**What to produce**
Write out all the lines again, precisely as they stand, but without the images.

+++++

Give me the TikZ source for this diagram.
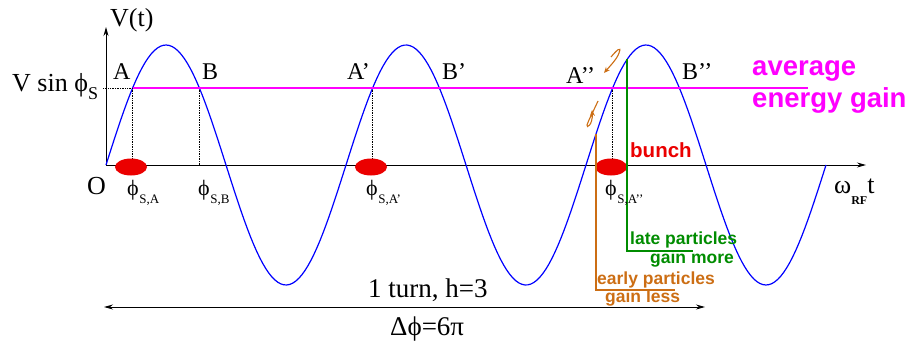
\documentclass[tikz,border=0pt]{standalone}
\usepackage{fontspec}
\setmainfont{Liberation Serif}
\setsansfont{Liberation Sans}
\usetikzlibrary{arrows.meta}
\definecolor{waveblue}{RGB}{0,0,255}
\definecolor{avgmag}{RGB}{255,0,255}
\definecolor{bunchred}{RGB}{235,0,0}
\definecolor{earlyor}{RGB}{204,110,20}
\definecolor{lategr}{RGB}{0,140,0}
\newcommand\phisub[1]{ϕ\kern0.5pt\raisebox{-8pt}{\fontsize{13}{13}\selectfont #1}}

\begin{document}
\begin{tikzpicture}[x=1pt, y=-1pt,
  axis/.style={line width=0.9pt, -{Stealth[length=9pt, width=5pt]}},
  wave/.style={waveblue, line width=1.2pt},
  guide/.style={densely dotted, line width=0.7pt},
  big/.style={font=\fontsize{26}{28}\selectfont, inner sep=0pt, anchor=base west},
  ptlab/.style={font=\fontsize{24}{26}\selectfont, inner sep=0pt, anchor=base west},
  phlab/.style={font=\fontsize{22}{24}\selectfont, inner sep=0pt, anchor=base west},
  note/.style={font=\fontsize{17.5}{19}\selectfont\sffamily\bfseries, inner sep=0pt,
               anchor=base west},
  curl/.style={earlyor, line width=1.1pt, -{Stealth[length=6pt, width=5pt]}}
]
\useasboundingbox (0,0) rectangle (912,345);
% axes
\coordinate (O) at (106,165);
\coordinate (xend) at (866,165);
\coordinate (yend) at (106,27);
\draw[axis] (O) -- (xend);
\draw[axis] (O) -- (yend);
% one turn, h=3
\draw[wave] plot[domain=0:1080, samples=240] ({106+\x*2/3}, {165-120*sin(\x)});
% synchronous points on the wave
\coordinate (A)   at (132.7,87.9);
\coordinate (B)   at (199.3,87.9);
\coordinate (A1)  at (372.7,87.9);
\coordinate (A2)  at (612.7,87.9);
\coordinate (yA)  at (103,87.9);
\coordinate (avgend) at (808,87.9);
\draw[guide] (yA) -- (A);
\draw[guide] (A)  -- (A |- O);
\draw[guide] (B)  -- (B |- O);
\draw[guide] (A1) -- (A1 |- O);
\draw[guide] (A2) -- (A2 |- O);
\draw[avgmag, line width=2pt] (A) -- (avgend);
% bunches
\fill[bunchred] (131,167) ellipse [x radius=16, y radius=8.5];
\fill[bunchred] (371,167) ellipse [x radius=16, y radius=8.5];
\fill[bunchred] (611,167) ellipse [x radius=16, y radius=8.5];
% early / late particles
\coordinate (lateTop)   at (627,59.5);
\coordinate (lateBot)   at (627,251);
\coordinate (lateEnd)   at (693,251);
\coordinate (earlyTop)  at (596,134);
\coordinate (earlyBot)  at (596,290);
\coordinate (earlyEnd)  at (675,290);
\draw[lategr, line width=1.1pt] (lateTop) -- (lateBot) -- (lateEnd);
\draw[earlyor, line width=1.1pt] (earlyTop) -- (earlyBot) -- (earlyEnd);
\draw[curl] (611,57) .. controls (616,51) and (622,45) .. (619,53) .. controls (617,59) and (610,66) .. (604,73);
\draw[curl] (598,101) .. controls (594,110) and (589,119) .. (587,125) .. controls (586,129) and (593,125) .. (592,110);
% 1 turn
\coordinate (turnL) at (104,307);
\coordinate (turnR) at (705,307);
\draw[line width=0.9pt, {Stealth[length=9pt, width=5pt]}-{Stealth[length=9pt, width=5pt]}] (turnL) -- (turnR);
% labels
\node[big] (vt)   at (110,27) {V(t)};
\node[big] (vsin) at (12,91) {V sin ϕ\raisebox{-8pt}{\fontsize{18}{18}\selectfont S}};
\node[big] (olab) at (87,194) {O};
\node[ptlab] (lA)  at (113,79) {A};
\node[ptlab] (lB)  at (202,79) {B};
\node[ptlab] (lA1) at (347,79) {A’};
\node[ptlab] (lB1) at (442,79) {B’};
\node[ptlab] (lA2) at (566,83) {A’’};
\node[ptlab] (lB2) at (682,79) {B’’};
\node[phlab] (pA)  at (127,195) {\phisub{S,A}};
\node[phlab] (pB)  at (198,195) {\phisub{S,B}};
\node[phlab] (pA1) at (366,195) {\phisub{S,A’}};
\node[phlab] (pA2) at (605,195) {\phisub{S,A’’}};
\node[phlab, font=\fontsize{26}{27}\selectfont] (wrf) at (834,193)
  {ω\raisebox{-11pt}{\fontsize{12}{12}\selectfont\bfseries RF}\kern0pt t};
\node[big, font=\fontsize{27}{28}\selectfont] (turn)  at (368,297) {1 turn, h=3};
\node[big, font=\fontsize{27}{28}\selectfont] (dphi)  at (390,335) {Δϕ=6π};
\node[note, avgmag, font=\fontsize{27.5}{29}\selectfont\sffamily\bfseries] (avg1) at (752,75) {average};
\node[note, avgmag, font=\fontsize{27.5}{29}\selectfont\sffamily\bfseries] (avg2) at (752,107) {energy gain};
\node[note, bunchred, font=\fontsize{20.5}{22}\selectfont\sffamily\bfseries] (bunch) at (630,157) {bunch};
\node[note, lategr]  (late1)  at (630,244) {late particles};
\node[note, lategr]  (late2)  at (650,263) {gain more};
\node[note, earlyor] (early1) at (597,284) {early particles};
\node[note, earlyor] (early2) at (605,302) {gain less};
\end{tikzpicture}
\end{document}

+++++

**Exercise response**
Give me the TikZ source for this diagram.
\documentclass[tikz,border=0pt]{standalone}
\usepackage{fontspec}
\setmainfont{Liberation Serif}
\setsansfont{Liberation Sans}
\usetikzlibrary{arrows.meta}
\definecolor{waveblue}{RGB}{0,0,255}
\definecolor{avgmag}{RGB}{255,0,255}
\definecolor{bunchred}{RGB}{235,0,0}
\definecolor{earlyor}{RGB}{204,110,20}
\definecolor{lategr}{RGB}{0,140,0}
\newcommand\phisub[1]{ϕ\kern0.5pt\raisebox{-8pt}{\fontsize{13}{13}\selectfont #1}}

\begin{document}
\begin{tikzpicture}[x=1pt, y=-1pt,
  axis/.style={line width=0.9pt, -{Stealth[length=9pt, width=5pt]}},
  wave/.style={waveblue, line width=1.2pt},
  guide/.style={densely dotted, line width=0.7pt},
  big/.style={font=\fontsize{26}{28}\selectfont, inner sep=0pt, anchor=base west},
  ptlab/.style={font=\fontsize{24}{26}\selectfont, inner sep=0pt, anchor=base west},
  phlab/.style={font=\fontsize{22}{24}\selectfont, inner sep=0pt, anchor=base west},
  note/.style={font=\fontsize{17.5}{19}\selectfont\sffamily\bfseries, inner sep=0pt,
               anchor=base west},
  curl/.style={earlyor, line width=1.1pt, -{Stealth[length=6pt, width=5pt]}}
]
\useasboundingbox (0,0) rectangle (912,345);
% axes
\coordinate (O) at (106,165);
\coordinate (xend) at (866,165);
\coordinate (yend) at (106,27);
\draw[axis] (O) -- (xend);
\draw[axis] (O) -- (yend);
% one turn, h=3
\draw[wave] plot[domain=0:1080, samples=240] ({106+\x*2/3}, {165-120*sin(\x)});
% synchronous points on the wave
\coordinate (A)   at (132.7,87.9);
\coordinate (B)   at (199.3,87.9);
\coordinate (A1)  at (372.7,87.9);
\coordinate (A2)  at (612.7,87.9);
\coordinate (yA)  at (103,87.9);
\coordinate (avgend) at (808,87.9);
\draw[guide] (yA) -- (A);
\draw[guide] (A)  -- (A |- O);
\draw[guide] (B)  -- (B |- O);
\draw[guide] (A1) -- (A1 |- O);
\draw[guide] (A2) -- (A2 |- O);
\draw[avgmag, line width=2pt] (A) -- (avgend);
% bunches
\fill[bunchred] (131,167) ellipse [x radius=16, y radius=8.5];
\fill[bunchred] (371,167) ellipse [x radius=16, y radius=8.5];
\fill[bunchred] (611,167) ellipse [x radius=16, y radius=8.5];
% early / late particles
\coordinate (lateTop)   at (627,59.5);
\coordinate (lateBot)   at (627,251);
\coordinate (lateEnd)   at (693,251);
\coordinate (earlyTop)  at (596,134);
\coordinate (earlyBot)  at (596,290);
\coordinate (earlyEnd)  at (675,290);
\draw[lategr, line width=1.1pt] (lateTop) -- (lateBot) -- (lateEnd);
\draw[earlyor, line width=1.1pt] (earlyTop) -- (earlyBot) -- (earlyEnd);
\draw[curl] (611,57) .. controls (616,51) and (622,45) .. (619,53) .. controls (617,59) and (610,66) .. (604,73);
\draw[curl] (598,101) .. controls (594,110) and (589,119) .. (587,125) .. controls (586,129) and (593,125) .. (592,110);
% 1 turn
\coordinate (turnL) at (104,307);
\coordinate (turnR) at (705,307);
\draw[line width=0.9pt, {Stealth[length=9pt, width=5pt]}-{Stealth[length=9pt, width=5pt]}] (turnL) -- (turnR);
% labels
\node[big] (vt)   at (110,27) {V(t)};
\node[big] (vsin) at (12,91) {V sin ϕ\raisebox{-8pt}{\fontsize{18}{18}\selectfont S}};
\node[big] (olab) at (87,194) {O};
\node[ptlab] (lA)  at (113,79) {A};
\node[ptlab] (lB)  at (202,79) {B};
\node[ptlab] (lA1) at (347,79) {A’};
\node[ptlab] (lB1) at (442,79) {B’};
\node[ptlab] (lA2) at (566,83) {A’’};
\node[ptlab] (lB2) at (682,79) {B’’};
\node[phlab] (pA)  at (127,195) {\phisub{S,A}};
\node[phlab] (pB)  at (198,195) {\phisub{S,B}};
\node[phlab] (pA1) at (366,195) {\phisub{S,A’}};
\node[phlab] (pA2) at (605,195) {\phisub{S,A’’}};
\node[phlab, font=\fontsize{26}{27}\selectfont] (wrf) at (834,193)
  {ω\raisebox{-11pt}{\fontsize{12}{12}\selectfont\bfseries RF}\kern0pt t};
\node[big, font=\fontsize{27}{28}\selectfont] (turn)  at (368,297) {1 turn, h=3};
\node[big, font=\fontsize{27}{28}\selectfont] (dphi)  at (390,335) {Δϕ=6π};
\node[note, avgmag, font=\fontsize{27.5}{29}\selectfont\sffamily\bfseries] (avg1) at (752,75) {average};
\node[note, avgmag, font=\fontsize{27.5}{29}\selectfont\sffamily\bfseries] (avg2) at (752,107) {energy gain};
\node[note, bunchred, font=\fontsize{20.5}{22}\selectfont\sffamily\bfseries] (bunch) at (630,157) {bunch};
\node[note, lategr]  (late1)  at (630,244) {late particles};
\node[note, lategr]  (late2)  at (650,263) {gain more};
\node[note, earlyor] (early1) at (597,284) {early particles};
\node[note, earlyor] (early2) at (605,302) {gain less};
\end{tikzpicture}
\end{document}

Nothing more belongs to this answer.